What draws attention is how the MiCA (EU regulatory framework) is facilitating this. Basically, KBC was able to get approval faster because the EU created a more direct pathway for traditional banks to offer crypto services. Quite disruptive, actually.
Their platform, Bolero, will operate with Bitcoin and Ether through a very conservative model. It’s not self-custody – the bank keeps the private keys internally. Customers trade, but the assets stay contained within the platform. This reduces the risk of phishing and unauthorized movements, which makes sense for a compliance-focused bank.
What intrigues me most is that before this KBC initiative, Belgians had to use foreign exchanges. Now they have a domestic bank offering regulated access. And it’s not just Belgium – in Germany, DZ Bank and DekaBank are already operating limited digital asset services as well.
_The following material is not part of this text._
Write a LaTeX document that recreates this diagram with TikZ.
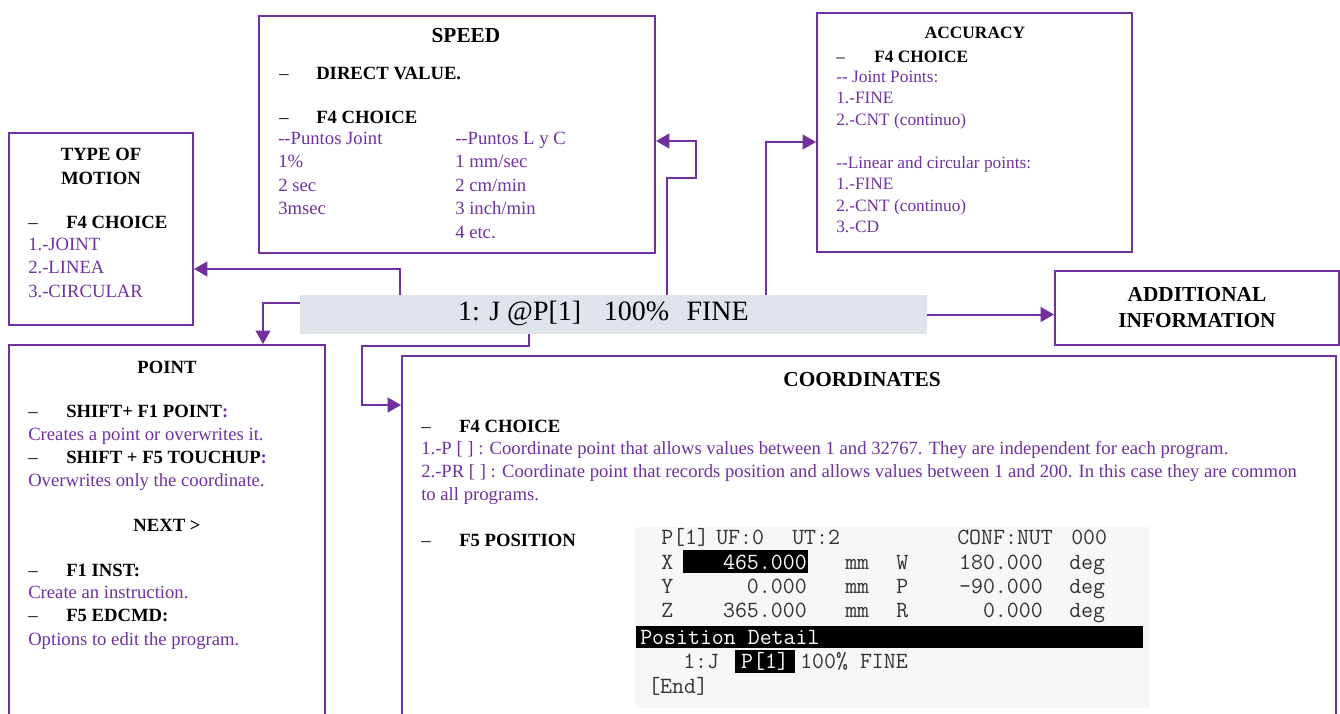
\documentclass[tikz,border=0pt]{standalone}
\usepackage{fontspec}
\setmainfont{Liberation Serif}
\usetikzlibrary{arrows.meta,calc}
\definecolor{vio}{RGB}{112,48,160}
\definecolor{bargray}{RGB}{223,227,234}
\begin{document}
\begin{tikzpicture}[x=0.75pt, y=-0.75pt,
    box/.style={draw=vio, line width=1.5pt, inner sep=0pt},
    txt/.style={anchor=west, inner sep=0pt, text height=11pt, text depth=2pt, font=\fontsize{14}{17}\selectfont},
    ptxt/.style={txt, text=vio},
    btxt/.style={txt, font=\fontsize{14}{17}\selectfont\bfseries},
    head/.style={inner sep=0pt, align=center, font=\fontsize{14}{18}\selectfont\bfseries},
    scr/.style={anchor=west, inner sep=0pt, text height=12.6pt, text depth=2pt, text=black!80, font=\fontsize{17.4}{17.4}\ttfamily},
    hilite/.style={fill=black, inner sep=0pt},
    link/.style={draw=vio, line width=1.5pt, -{Triangle[length=10pt, width=11pt]}}]
    \useasboundingbox (0,0) rectangle (1340,714);
    \clip (0,0) rectangle (1340,714);

    \node[box, minimum width=138pt, minimum height=144pt] (tom) at (101,229) {};
    \node[box, minimum width=297pt, minimum height=177.75pt] (speed) at (457,134.5) {};
    \node[box, minimum width=236.25pt, minimum height=179.25pt] (acc) at (974.5,132.5) {};
    \node[fill=bargray, inner sep=0pt, minimum width=470.25pt, minimum height=29.25pt] (bar) at (613.5,314.5) {};
    \node[box, minimum width=213pt, minimum height=55.5pt, align=center, font=\fontsize{16}{19.5}\selectfont\bfseries] (add) at (1197,308) {ADDITIONAL\\INFORMATION};
    \node[box, minimum width=237pt, minimum height=284.25pt] (point) at (167,534.5) {};
    \node[box, minimum width=700.5pt, minimum height=276pt] (coord) at (869,540) {};
    \node[fill=black!3, inner sep=0pt, minimum width=386.25pt, minimum height=135.75pt] (screen) at (892.5,617.5) {};

    \node[inner sep=0pt, font=\fontsize{21}{21}\selectfont] (cmd) at (603.5,313) {1: J @P[1]\hspace{17pt}100\%\hspace{13pt}FINE};

    % type of motion
    \node[head] (tomhead) at (101,166) {TYPE OF\\MOTION};
    \node[txt] (tom-dash) at (28,222) {\textendash};
    \node[btxt] (tom-f4) at (66,222) {F4 CHOICE};
    \foreach \t [count=\i from 0] in {1.-JOINT, 2.-LINEA, 3.-CIRCULAR}
      \node[ptxt] (tom-\i) at (28,244+23.5*\i) {\t};

    % speed
    \node[head, font=\fontsize{16}{18}\selectfont\bfseries] (speedhead) at (466,36) {SPEED};
    \node[txt] (spd-dash1) at (279,73) {\textendash};
    \node[btxt] (spd-direct) at (316,73) {DIRECT VALUE.};
    \node[txt] (spd-dash2) at (279,117) {\textendash};
    \node[btxt] (spd-f4) at (316,117) {F4 CHOICE};
    \foreach \t [count=\i from 0] in {-{}-Puntos Joint, 1\%, 2 sec, 3msec}
      \node[ptxt] (spj-\i) at (278,138+23.5*\i) {\t};
    \foreach \t [count=\i from 0] in {-{}-Puntos L y C, 1 mm/sec, 2 cm/min, 3 inch/min, 4 etc.}
      \node[ptxt] (spl-\i) at (455,138+23.5*\i) {\t};

    % accuracy
    \node[head, font=\fontsize{13}{16}\selectfont\bfseries] (acchead) at (975,33) {ACCURACY};
    \node[txt, font=\fontsize{13}{16}\selectfont] (acc-dash) at (836,56) {\textendash};
    \node[btxt, font=\fontsize{13}{16}\selectfont\bfseries] (acc-f4) at (874,56) {F4 CHOICE};
    \foreach \t/\i in {-{}- Joint Points:/0, 1.-FINE/1, 2.-CNT (continuo)/2, -{}-Linear and circular points:/4, 1.-FINE/5, 2.-CNT (continuo)/6, 3.-CD/7}
      \node[ptxt, font=\fontsize{13}{16}\selectfont] (acc-\i) at (836,76+21.5*\i) {\t};

    % point
    \node[head] (pointhead) at (167,367) {POINT};
    \node[txt] (pt-dash1) at (28,411) {\textendash};
    \node[btxt] (pt-shf1) at (66,411) {SHIFT+ F1 POINT\textcolor{vio}{:}};
    \node[ptxt] (pt-l1) at (28,434) {Creates a point or overwrites it.};
    \node[txt] (pt-dash2) at (28,457) {\textendash};
    \node[btxt] (pt-shf5) at (66,457) {SHIFT + F5 TOUCHUP\textcolor{vio}{:}};
    \node[ptxt] (pt-l2) at (28,480) {Overwrites only the coordinate.};
    \node[head] (pt-next) at (167,525) {NEXT >};
    \node[txt] (pt-dash3) at (28,570) {\textendash};
    \node[btxt] (pt-inst) at (66,570) {F1 INST:};
    \node[ptxt] (pt-l3) at (28,592) {Create an instruction.};
    \node[txt] (pt-dash4) at (28,615) {\textendash};
    \node[btxt] (pt-edcmd) at (66,615) {F5 EDCMD:};
    \node[ptxt] (pt-l4) at (28,639) {Options to edit the program.};

    % coordinates
    \node[head, font=\fontsize{16}{18}\selectfont\bfseries] (coordhead) at (862,380) {COORDINATES};
    \node[txt] (co-dash1) at (421,426) {\textendash};
    \node[btxt] (co-f4) at (459,426) {F4 CHOICE};
    \node[ptxt] (co-l1) at (421,448) {1.-P [ ] : Coordinate point that allows values between 1 and 32767. They are independent for each program.};
    \node[ptxt] (co-l2) at (421,471) {2.-PR [ ] : Coordinate point that records position and allows values between 1 and 200. In this case they are common};
    \node[ptxt] (co-l3) at (421,494) {to all programs.};
    \node[txt] (co-dash2) at (421,540) {\textendash};
    \node[btxt] (co-f5) at (459,540) {F5 POSITION};

    % teach pendant screen
    \node[hilite, minimum width=93.75pt, minimum height=17.25pt] (hl-x) at (745.5,561.5) {};
    \node[hilite, minimum width=380.25pt, minimum height=16.5pt] (detailbar) at (889.5,637) {};
    \node[hilite, text=white, font=\fontsize{17.4}{17.4}\ttfamily, minimum width=45pt, minimum height=17.25pt] (hl-p) at (765,661.5) {P[1]};
    \node[scr] (s-p1) at (661,537) {P[1]};
    \node[scr] (s-uf) at (716,537) {UF:0};
    \node[scr] (s-ut) at (792,537) {UT:2};
    \node[scr] (s-conf) at (957,537) {CONF:NUT};
    \node[scr] (s-000) at (1071,537) {000};
    \foreach \a/\v/\b/\w/\c [count=\i from 0] in {X/465.000/W/180.000/white, Y/0.000/P/-90.000/black!80, Z/365.000/R/0.000/black!80} {
      \node[scr] (s-a\i) at (661,562+24*\i) {\a};
      \node[scr, anchor=east, text=\c] (s-v\i) at (807,562+24*\i) {\v};
      \node[scr] (s-mm\i) at (845,562+24*\i) {mm};
      \node[scr] (s-b\i) at (896,562+24*\i) {\b};
      \node[scr, anchor=east] (s-w\i) at (1043,562+24*\i) {\w};
      \node[scr] (s-deg\i) at (1069,562+24*\i) {deg};
    }
    \node[scr, text=white] (s-detail) at (640,637) {Position Detail};
    \node[scr] (s-line) at (683,661) {1:J};
    \node[scr] (s-rest) at (800,661) {100\% FINE};
    \node[scr] (s-end) at (648,686) {[End]};

    \draw[link] ($(bar.north west)+(100,0)$) |- ($(tom.north east)+(0,137)$);
    \draw[link] ($(bar.north west)+(0,8)$) -| ($(point.north west)+(255,0)$);
    \draw[link] ($(bar.south west)+(229,0)$) -- ++(0,12) -| ($(coord.north west)+(-39,50)$) -- ($(coord.north west)+(0,50)$);
    \draw[link] ($(bar.north west)+(367,0)$) -- ++(0,-117) -- ++(29,0) |- ($(speed.north east)+(0,126)$);
    \draw[link] ($(bar.north west)+(466,0)$) |- ($(acc.north west)+(0,130)$);
    \draw[link] (bar.east) -- (bar.east -| add.west);
\end{tikzpicture}
\end{document}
This reflects a larger trend happening in Europe: traditional banks are realizing that ignoring crypto is no longer an option. The demand exists, especially among younger users, and now there’s a clear regulatory framework for it. KBC saw this opportunity and took action.
The launch is scheduled soon, and users are required to undergo a knowledge assessment before trading. Strict, but makes sense. It’s interesting to see how this integration of traditional banking with crypto is evolving. It’s worth keeping an eye on how other European banks will respond to this.